STATED TASK
Write out exactly, please, every line from the beginning of the entries to the line holding "change_2017 = [-2140, 0, 2535, -300, -30, 0]", and no pictures.

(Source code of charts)
[START]

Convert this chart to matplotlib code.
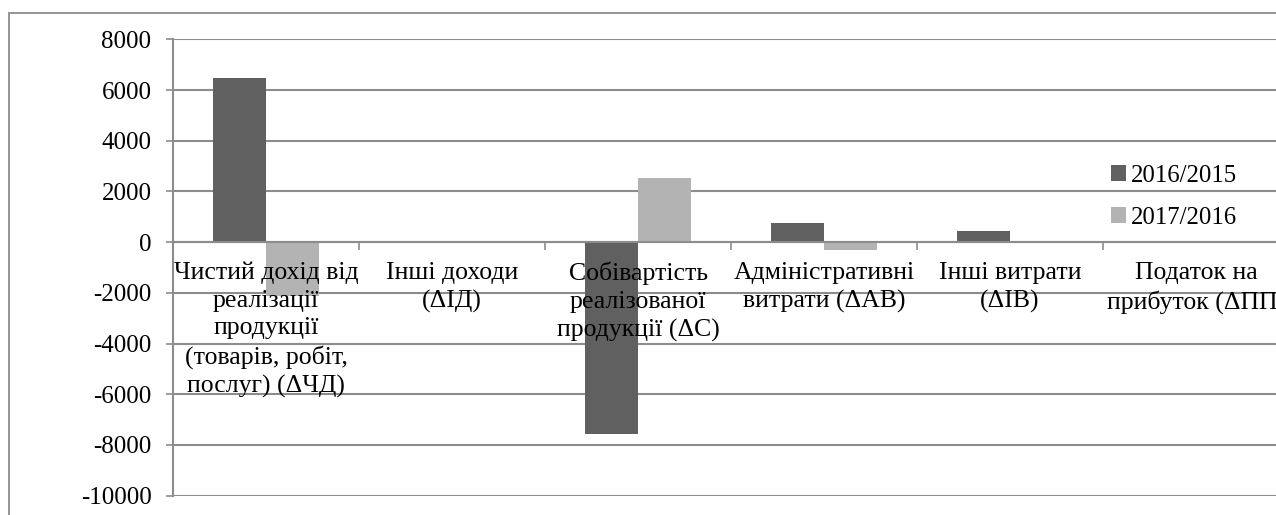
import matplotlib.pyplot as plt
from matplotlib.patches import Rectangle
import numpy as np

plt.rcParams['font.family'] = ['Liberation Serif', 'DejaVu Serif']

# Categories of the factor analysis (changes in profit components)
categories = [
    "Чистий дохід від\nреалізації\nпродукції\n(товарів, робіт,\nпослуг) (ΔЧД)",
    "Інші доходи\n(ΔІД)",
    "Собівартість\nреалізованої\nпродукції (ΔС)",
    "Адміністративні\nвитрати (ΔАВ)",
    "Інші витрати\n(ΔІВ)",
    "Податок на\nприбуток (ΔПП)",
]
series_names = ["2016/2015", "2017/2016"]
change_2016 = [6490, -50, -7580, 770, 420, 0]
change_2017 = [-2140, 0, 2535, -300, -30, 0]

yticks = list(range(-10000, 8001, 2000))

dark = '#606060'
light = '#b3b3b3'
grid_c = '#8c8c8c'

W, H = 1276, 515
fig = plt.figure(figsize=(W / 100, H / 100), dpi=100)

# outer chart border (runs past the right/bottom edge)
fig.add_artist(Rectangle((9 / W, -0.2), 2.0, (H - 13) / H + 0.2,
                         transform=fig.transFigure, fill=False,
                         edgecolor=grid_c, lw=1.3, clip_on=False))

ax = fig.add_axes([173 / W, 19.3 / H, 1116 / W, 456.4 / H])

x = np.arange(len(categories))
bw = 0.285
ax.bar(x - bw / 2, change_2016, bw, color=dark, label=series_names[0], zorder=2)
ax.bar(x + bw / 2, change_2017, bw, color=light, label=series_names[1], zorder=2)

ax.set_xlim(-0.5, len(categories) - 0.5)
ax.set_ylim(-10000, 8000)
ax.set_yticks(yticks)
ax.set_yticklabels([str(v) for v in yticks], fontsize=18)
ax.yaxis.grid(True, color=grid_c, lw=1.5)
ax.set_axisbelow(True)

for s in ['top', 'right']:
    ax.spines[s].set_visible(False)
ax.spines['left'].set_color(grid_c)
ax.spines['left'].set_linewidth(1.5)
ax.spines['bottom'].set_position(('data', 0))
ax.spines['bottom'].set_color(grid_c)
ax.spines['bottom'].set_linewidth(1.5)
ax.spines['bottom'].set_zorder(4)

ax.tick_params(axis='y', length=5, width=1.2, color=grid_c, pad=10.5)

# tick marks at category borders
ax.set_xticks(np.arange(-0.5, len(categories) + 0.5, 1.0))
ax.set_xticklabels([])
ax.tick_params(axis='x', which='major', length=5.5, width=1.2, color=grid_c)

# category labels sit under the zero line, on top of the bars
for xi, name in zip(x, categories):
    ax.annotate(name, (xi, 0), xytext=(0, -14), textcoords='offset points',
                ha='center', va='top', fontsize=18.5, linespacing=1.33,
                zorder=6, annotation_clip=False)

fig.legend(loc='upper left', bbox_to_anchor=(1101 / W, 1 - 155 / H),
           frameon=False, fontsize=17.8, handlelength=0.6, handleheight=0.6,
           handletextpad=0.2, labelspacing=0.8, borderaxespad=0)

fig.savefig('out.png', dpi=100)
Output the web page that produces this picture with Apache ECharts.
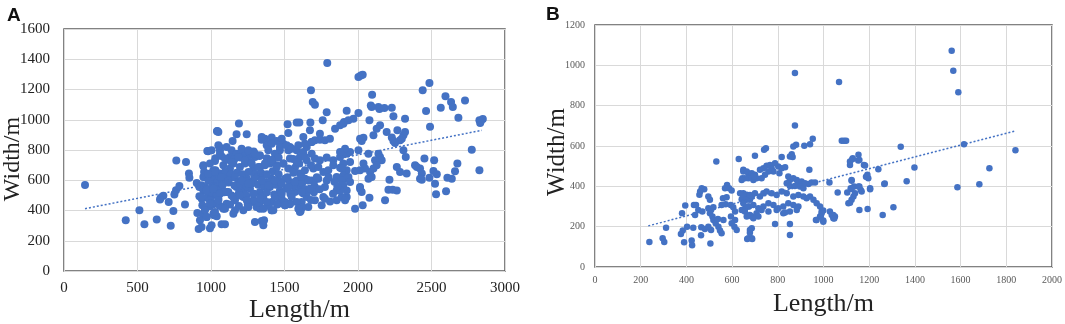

[END]

RIGHT ANSWER
Convert this chart to matplotlib code.
import matplotlib.pyplot as plt
from matplotlib.patches import Rectangle
import numpy as np

plt.rcParams['font.family'] = ['Liberation Serif', 'DejaVu Serif']

# Categories of the factor analysis (changes in profit components)
categories = [
    "Чистий дохід від\nреалізації\nпродукції\n(товарів, робіт,\nпослуг) (ΔЧД)",
    "Інші доходи\n(ΔІД)",
    "Собівартість\nреалізованої\nпродукції (ΔС)",
    "Адміністративні\nвитрати (ΔАВ)",
    "Інші витрати\n(ΔІВ)",
    "Податок на\nприбуток (ΔПП)",
]
series_names = ["2016/2015", "2017/2016"]
change_2016 = [6490, -50, -7580, 770, 420, 0]
change_2017 = [-2140, 0, 2535, -300, -30, 0]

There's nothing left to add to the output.